Phase 3: Process automation

Restricting sprawl doesn't keep most companies moving on ambitious migrations, Wolf says.

The real advantage of virtual infrastructures is flexibility, and to ensure it, IT has to be able to use VM mobility, detailed resource management, automated provisioning and change management, or the whole infrastructure won't keep working efficiently, he says.

The measure here should no longer be how high the utilization of a single server or group of VMs is in running one application, but how consistently high the utilization of the whole data center has become, Staten says.

That requires almost real-time awareness and management of data-center resources, which means being able to instrument, monitor and allocate resources to optimize performance for each workload, each server, each data center location and each physical server, according to Gartner's 2009 virtualization best-practices analysis.

Performance optimization is just one part of the equation, though, Chen says.

Costs rise dramatically with overuse or unsupervised use of licenses, not just the wasteful launch of VMs, he says.

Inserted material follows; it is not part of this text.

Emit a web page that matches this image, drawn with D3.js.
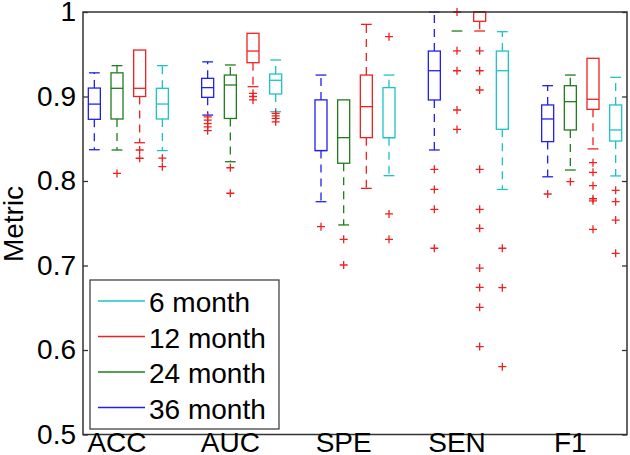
<!DOCTYPE html>
<html><head><meta charset="utf-8">
<script src="https://cdn.jsdelivr.net/npm/d3@7"></script>
<style>
html,body{margin:0;padding:0;background:#fff;}
text{font-family:"Liberation Sans",Arial,sans-serif;}
</style></head>
<body><svg id="c" width="630" height="455"></svg>
<script>
// ---- data ----
const metrics = ["ACC","AUC","SPE","SEN","F1"];
const seriesNames = ["36 month","24 month","12 month","6 month"];
const legendNames = ["6 month","12 month","24 month","36 month"];
const yTicks = [0.5,0.6,0.7,0.8,0.9,1];
// box stats per metric: [lower whisker, q1, median, q3, upper whisker]
const m36 = [[0.837,0.873,0.891,0.910,0.928],[0.878,0.899,0.9105,0.9215,0.941],[0.7755,0.836,0.836,0.896,0.9254],[0.8367,0.8959,0.9305,0.9538,1.0],[0.805,0.8466,0.8734,0.890,0.9128]];
const m24 = [[0.8367,0.8734,0.9097,0.928,0.9365],[0.8228,0.874,0.9136,0.9254,0.9373],[0.748,0.821,0.8513,0.896,0.896],[0.9775,0.9775,0.9775,0.9775,0.9775],[0.813,0.8604,0.8939,0.9128,0.9254]];
const m12 = [[0.8453,0.900,0.9097,0.955,0.955],[0.9116,0.94,0.9538,0.9748,0.9748],[0.7913,0.8513,0.888,0.9254,0.9854],[0.9775,0.989,1.0,1.0,1.0],[0.838,0.8848,0.8967,0.9452,0.9452]];
const m6  = [[0.836,0.8734,0.8911,0.9097,0.9365],[0.882,0.903,0.9192,0.9266,0.9432],[0.8063,0.8513,0.8513,0.9105,0.9254],[0.790,0.8612,0.9305,0.9538,0.9767],[0.806,0.8473,0.8604,0.890,0.9227]];
// outliers per metric
const o36 = [[],[0.876,0.872,0.868,0.864,0.8595],[0.746],[0.8138,0.790,0.7665,0.7204],[0.7846]];
const o24 = [[0.809],[0.8157,0.7855],[0.731,0.7006],[1.0,0.954,0.9305,0.884,0.861],[0.7992]];
const o12 = [[0.8367,0.8269],[0.9038,0.900,0.8959],[],[0.954,0.9305,0.9077,0.8138,0.7665,0.744,0.697,0.674,0.6505,0.604],[0.8217,0.8103,0.7945,0.779,0.7765,0.7428]];
const o6  = [[0.827,0.817],[0.88,0.877,0.874,0.87],[0.9708,0.761,0.731],[0.7204,0.6737,0.5803],[0.789,0.7755,0.7538,0.7144]];

const stats = [m36,m24,m12,m6];
const outs = [o36,o24,o12,o6];
const colors = {"36 month":"#2020ee","24 month":"#1e7d1e","12 month":"#f02020","6 month":"#1cc4c4"};
const outlierColor = "#f02020";

const svg = d3.select("#c");
const L=83, R=627, T=12, B=434.5;
const nSlots = metrics.length*5 - 1;
const x = d3.scaleLinear().domain([-0.5, nSlots-0.5]).range([L,R]);
const y = d3.scaleLinear().domain([0.5,1]).range([B,T]);
const slot = (g,k)=> g*5+k;
const boxW = (x(1)-x(0))*0.53;
const capW = boxW*0.45;

const plot = svg.append("g");
seriesNames.forEach((name,k)=>{
  const col = colors[name];
  metrics.forEach((m,g)=>{
    const [lo,q1,med,q3,hi] = stats[k][g];
    const cx = x(slot(g,k));
    const gg = plot.append("g").attr("stroke",col).attr("fill","none").attr("stroke-width",1.3);
    if (hi>q3){
      gg.append("line").attr("x1",cx).attr("x2",cx).attr("y1",y(q3)).attr("y2",y(hi)).attr("stroke-dasharray","8,6");
      gg.append("line").attr("x1",cx-capW).attr("x2",cx+capW).attr("y1",y(hi)).attr("y2",y(hi));
    }
    if (lo<q1){
      gg.append("line").attr("x1",cx).attr("x2",cx).attr("y1",y(q1)).attr("y2",y(lo)).attr("stroke-dasharray","8,6");
      gg.append("line").attr("x1",cx-capW).attr("x2",cx+capW).attr("y1",y(lo)).attr("y2",y(lo));
    }
    if (q3>q1){
      gg.append("rect").attr("x",cx-boxW/2).attr("y",y(q3)).attr("width",boxW).attr("height",y(q1)-y(q3));
      gg.append("line").attr("x1",cx-boxW/2).attr("x2",cx+boxW/2).attr("y1",y(med)).attr("y2",y(med));
    } else {
      gg.append("line").attr("x1",cx-capW).attr("x2",cx+capW).attr("y1",y(med)).attr("y2",y(med));
    }
    outs[k][g].forEach(v=>{
      const oy=y(v);
      plot.append("path").attr("d",`M${cx-4},${oy}H${cx+4}M${cx},${oy-4}V${oy+4}`)
        .attr("stroke",outlierColor).attr("stroke-width",1.3).attr("fill","none");
    });
  });
});

// frame
svg.append("rect").attr("x",L).attr("y",T).attr("width",R-L).attr("height",B-T)
  .attr("fill","none").attr("stroke","#333").attr("stroke-width",1.5);

// y axis
const fmt = d=> d===1?"1":d3.format(".1f")(d);
const ya = svg.append("g").attr("transform",`translate(${L},0)`)
  .call(d3.axisLeft(y).tickValues(yTicks).tickFormat(fmt).tickSizeInner(-5).tickSizeOuter(0).tickPadding(7));
ya.select(".domain").remove();
ya.selectAll("line").attr("stroke","#333").attr("stroke-width",1.3);
ya.selectAll("text").attr("font-size",28).attr("fill","#000").attr("font-family","'Liberation Sans',Arial,sans-serif");
const yr = svg.append("g").attr("transform",`translate(${R},0)`)
  .call(d3.axisRight(y).tickValues(yTicks).tickFormat("").tickSizeInner(-5).tickSizeOuter(0));
yr.select(".domain").remove();
yr.selectAll("line").attr("stroke","#333").attr("stroke-width",1.3);

// x labels
svg.append("g").selectAll("text").data(metrics).join("text")
  .attr("x",(d,i)=>x(slot(i,1))).attr("y",452).attr("text-anchor","middle")
  .attr("font-size",28).attr("fill","#000").text(d=>d);

// y label
svg.append("text").attr("transform","translate(23,224) rotate(-90)")
  .attr("text-anchor","middle").attr("font-size",28).attr("fill","#000").text("Metric");

// legend
const lg = svg.append("g");
lg.append("rect").attr("x",90).attr("y",280).attr("width",189).attr("height",149)
  .attr("fill","#fff").attr("stroke","#444").attr("stroke-width",1.3);
legendNames.forEach((n,i)=>{
  const by = 312 + i*35.5;
  lg.append("line").attr("x1",98).attr("x2",145).attr("y1",by-11).attr("y2",by-11)
    .attr("stroke",colors[n]).attr("stroke-width",1.3);
  lg.append("text").attr("x",149).attr("y",by).attr("font-size",28).attr("fill","#000").text(n);
});
</script></body></html>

Many companies are renegotiating their enterprise license agreements specifically for that reason, Staten says. It's too easy for end users to launch a server or application instance that takes up licenses for the OS, application and database, use it for a day, then leave it running and launch another the next morning.

Unfortunately, according to a 2010 IDC study, 25 per cent of IT organizations manage servers and storage manually, only 30 per cent consider datacenter operational costs to be a priority, and only 25 per cent are consistently concerned about software license costs.

Fewer than a third of IT managers worldwide -- 31 per cent -- consider integrating server, storage and network management for virtualized infrastructures a prime concern.

Many organizations recognize the potential benefits of granular, consolidated management of virtual infrastructures, but haven't been able to accomplish it themselves, partly because of the limited availability of tools that can handle the requirement, partly because their organizations haven't advanced their thinking enough to be confident in their ability to accomplish it, according to Galen Schreck, VP and principal analyst at Forrester.

Without granular resource-management and high-level policy based management, however, most organizations are either going to stall below the 50 per cent mark in virtual migrations, or waste far more money and effort than they should getting slowly beyond that barrier, Schreck says.

Phase 4: Cost efficiency, chargeback

Despite the lack of granular resource allocation, sophisticated policy based management or even a long-range capacity management plan at most companies, 36 of every 100 dollars spent on physical servers in 2014 will go to hardware intended to host virtual servers, according to a December study from IDC.

The 2.2 million physical servers that figure represents will actually run 18.4 million servers, at an average of 8.5 VMs per host by 2014, the study predicted.

The number of those servers will drive changes in the way IT does its job, but the $19 billion cost will change the way it reports its spending to the rest of the business, and how it justifies the work it does for business units, Chen says.

"If people were looking primarily at cost, [Microsoft's free] Hyper-V would be selling a lot more," Chen says. "There are a lot of costs, but translating it [so business unit managers can understand] is complicated."

An extra virtual machine looks free because it requires no capital costs to launch, Staten says. Licensing costs, resource use, administration, storage and all the other costs still exist, but are usually not translated clearly in budget analyses to the business side, he says.

That failure to understand real costs -- as much as any other single factor -- can cause even a technically successful virtualization project to hang.